[Begin RECORDS SUPPLIED]
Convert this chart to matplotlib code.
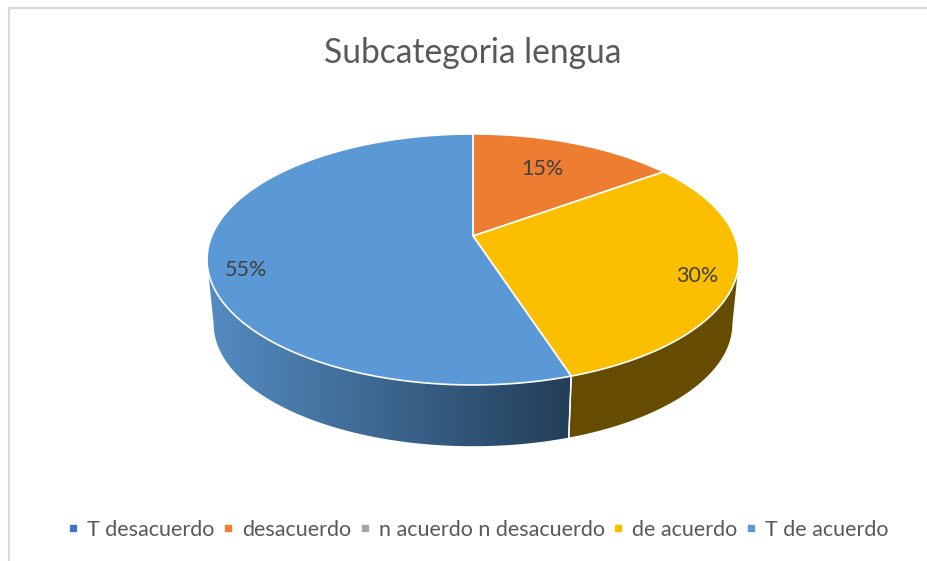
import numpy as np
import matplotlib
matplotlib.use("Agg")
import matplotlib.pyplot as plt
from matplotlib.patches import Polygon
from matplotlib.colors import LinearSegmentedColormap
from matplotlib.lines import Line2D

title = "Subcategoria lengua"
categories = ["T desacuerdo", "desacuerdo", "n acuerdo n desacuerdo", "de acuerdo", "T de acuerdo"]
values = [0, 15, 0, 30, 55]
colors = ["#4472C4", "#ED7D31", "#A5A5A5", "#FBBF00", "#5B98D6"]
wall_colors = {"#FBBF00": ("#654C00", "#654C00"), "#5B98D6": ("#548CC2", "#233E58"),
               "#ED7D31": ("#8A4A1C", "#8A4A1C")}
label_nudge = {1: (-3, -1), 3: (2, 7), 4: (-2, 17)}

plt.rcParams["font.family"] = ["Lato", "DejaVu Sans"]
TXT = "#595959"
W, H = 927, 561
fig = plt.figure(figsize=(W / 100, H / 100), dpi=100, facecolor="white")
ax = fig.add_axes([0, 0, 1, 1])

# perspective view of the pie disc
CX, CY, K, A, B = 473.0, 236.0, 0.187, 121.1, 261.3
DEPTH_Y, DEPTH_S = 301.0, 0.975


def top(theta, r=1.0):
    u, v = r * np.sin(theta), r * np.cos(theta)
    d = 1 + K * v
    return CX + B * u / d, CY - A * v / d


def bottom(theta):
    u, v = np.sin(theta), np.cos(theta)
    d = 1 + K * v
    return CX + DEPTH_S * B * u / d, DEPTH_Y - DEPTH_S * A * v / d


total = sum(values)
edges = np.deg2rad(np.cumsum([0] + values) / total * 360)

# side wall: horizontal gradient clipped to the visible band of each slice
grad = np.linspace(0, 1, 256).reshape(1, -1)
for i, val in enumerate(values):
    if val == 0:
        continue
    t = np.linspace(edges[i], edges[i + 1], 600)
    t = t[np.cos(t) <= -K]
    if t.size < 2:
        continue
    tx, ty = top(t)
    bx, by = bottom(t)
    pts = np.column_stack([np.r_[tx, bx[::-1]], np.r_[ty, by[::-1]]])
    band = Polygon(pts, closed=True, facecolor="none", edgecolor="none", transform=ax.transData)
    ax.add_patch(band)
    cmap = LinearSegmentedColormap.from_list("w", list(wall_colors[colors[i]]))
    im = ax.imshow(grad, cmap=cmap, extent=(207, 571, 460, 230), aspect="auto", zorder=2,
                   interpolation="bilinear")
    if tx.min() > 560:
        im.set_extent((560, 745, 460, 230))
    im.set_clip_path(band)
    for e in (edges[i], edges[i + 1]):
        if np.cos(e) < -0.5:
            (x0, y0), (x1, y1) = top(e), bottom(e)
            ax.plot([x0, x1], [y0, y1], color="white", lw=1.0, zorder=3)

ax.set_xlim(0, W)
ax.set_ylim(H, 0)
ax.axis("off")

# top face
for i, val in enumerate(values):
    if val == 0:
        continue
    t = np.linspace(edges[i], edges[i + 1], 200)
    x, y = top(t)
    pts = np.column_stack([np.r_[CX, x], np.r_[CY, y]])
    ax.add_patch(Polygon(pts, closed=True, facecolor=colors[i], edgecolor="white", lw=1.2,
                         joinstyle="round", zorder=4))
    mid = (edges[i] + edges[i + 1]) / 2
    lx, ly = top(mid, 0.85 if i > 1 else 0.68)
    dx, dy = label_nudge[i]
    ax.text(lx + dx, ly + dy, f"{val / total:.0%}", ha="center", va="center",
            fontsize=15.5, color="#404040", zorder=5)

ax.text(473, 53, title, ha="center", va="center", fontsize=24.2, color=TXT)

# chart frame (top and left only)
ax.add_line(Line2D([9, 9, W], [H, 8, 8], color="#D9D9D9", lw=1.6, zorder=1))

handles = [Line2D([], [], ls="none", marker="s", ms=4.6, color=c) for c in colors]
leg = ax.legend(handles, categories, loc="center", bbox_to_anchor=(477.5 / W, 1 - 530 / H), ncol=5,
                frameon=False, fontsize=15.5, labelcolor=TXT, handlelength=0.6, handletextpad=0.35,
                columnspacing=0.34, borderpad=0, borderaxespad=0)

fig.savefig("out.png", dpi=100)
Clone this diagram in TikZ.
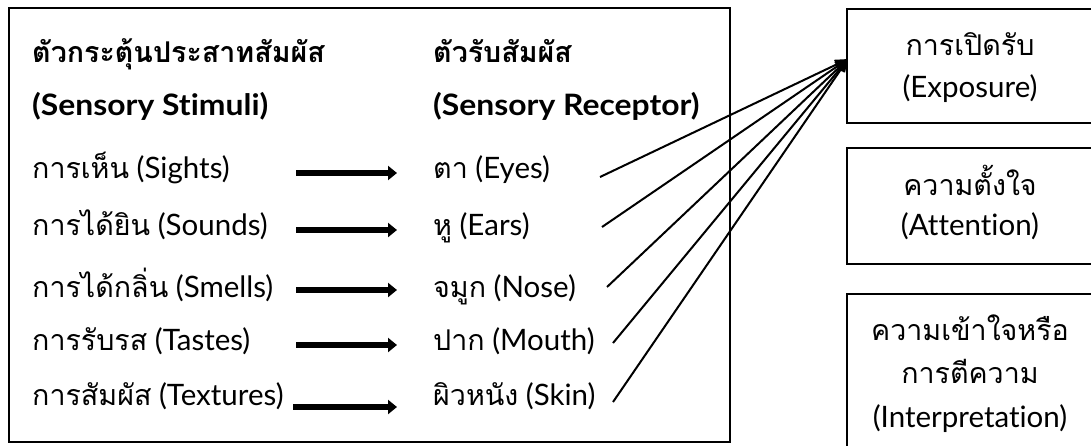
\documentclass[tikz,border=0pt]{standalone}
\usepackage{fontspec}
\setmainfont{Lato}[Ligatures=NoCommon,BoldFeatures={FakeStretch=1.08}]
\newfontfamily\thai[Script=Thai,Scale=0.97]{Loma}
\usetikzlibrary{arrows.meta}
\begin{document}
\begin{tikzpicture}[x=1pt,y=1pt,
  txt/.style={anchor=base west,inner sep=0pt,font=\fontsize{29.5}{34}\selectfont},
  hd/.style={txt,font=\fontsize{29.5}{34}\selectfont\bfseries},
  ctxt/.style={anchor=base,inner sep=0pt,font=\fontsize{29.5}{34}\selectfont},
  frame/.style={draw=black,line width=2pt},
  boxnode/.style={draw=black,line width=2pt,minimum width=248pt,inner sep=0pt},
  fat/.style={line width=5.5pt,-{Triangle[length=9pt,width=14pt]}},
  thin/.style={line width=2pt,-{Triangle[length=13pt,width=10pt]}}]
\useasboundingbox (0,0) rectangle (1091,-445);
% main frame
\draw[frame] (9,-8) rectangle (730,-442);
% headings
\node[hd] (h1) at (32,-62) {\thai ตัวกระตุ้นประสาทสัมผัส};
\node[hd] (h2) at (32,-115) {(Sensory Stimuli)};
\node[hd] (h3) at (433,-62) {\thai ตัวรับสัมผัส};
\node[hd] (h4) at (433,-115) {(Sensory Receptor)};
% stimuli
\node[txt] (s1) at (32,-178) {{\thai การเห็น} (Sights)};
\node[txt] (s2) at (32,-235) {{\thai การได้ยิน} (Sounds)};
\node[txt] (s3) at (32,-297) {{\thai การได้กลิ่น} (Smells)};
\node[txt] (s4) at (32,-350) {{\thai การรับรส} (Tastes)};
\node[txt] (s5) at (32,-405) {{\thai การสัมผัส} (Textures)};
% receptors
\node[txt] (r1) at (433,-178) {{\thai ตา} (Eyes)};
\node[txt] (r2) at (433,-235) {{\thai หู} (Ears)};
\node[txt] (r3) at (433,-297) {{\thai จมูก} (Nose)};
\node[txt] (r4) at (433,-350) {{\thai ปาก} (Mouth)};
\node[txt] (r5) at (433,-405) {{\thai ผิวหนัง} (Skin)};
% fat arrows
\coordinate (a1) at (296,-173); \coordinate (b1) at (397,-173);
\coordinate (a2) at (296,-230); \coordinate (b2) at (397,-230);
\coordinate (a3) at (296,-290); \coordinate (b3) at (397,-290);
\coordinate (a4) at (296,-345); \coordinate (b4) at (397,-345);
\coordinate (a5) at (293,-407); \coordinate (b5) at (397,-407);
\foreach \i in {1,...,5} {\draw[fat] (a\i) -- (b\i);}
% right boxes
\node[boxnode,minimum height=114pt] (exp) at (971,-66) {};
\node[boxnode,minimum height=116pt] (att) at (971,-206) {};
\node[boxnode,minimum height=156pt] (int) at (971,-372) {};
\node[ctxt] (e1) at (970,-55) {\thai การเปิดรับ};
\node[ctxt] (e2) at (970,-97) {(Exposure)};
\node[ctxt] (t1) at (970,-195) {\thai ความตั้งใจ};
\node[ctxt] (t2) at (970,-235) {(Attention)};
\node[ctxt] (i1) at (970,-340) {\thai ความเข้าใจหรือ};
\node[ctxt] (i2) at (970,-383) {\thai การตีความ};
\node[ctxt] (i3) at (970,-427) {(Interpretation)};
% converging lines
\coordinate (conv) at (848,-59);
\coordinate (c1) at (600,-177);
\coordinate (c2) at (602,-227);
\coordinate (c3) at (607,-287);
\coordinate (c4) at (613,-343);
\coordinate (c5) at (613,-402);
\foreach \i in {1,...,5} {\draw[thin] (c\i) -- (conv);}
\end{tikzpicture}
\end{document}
[End RECORDS SUPPLIED]
EXERCISE DESCRIPTION → A single figure is required: the number of lines above in which the word "matplotlib" occurs.

EXERCISE RESPONSE → 7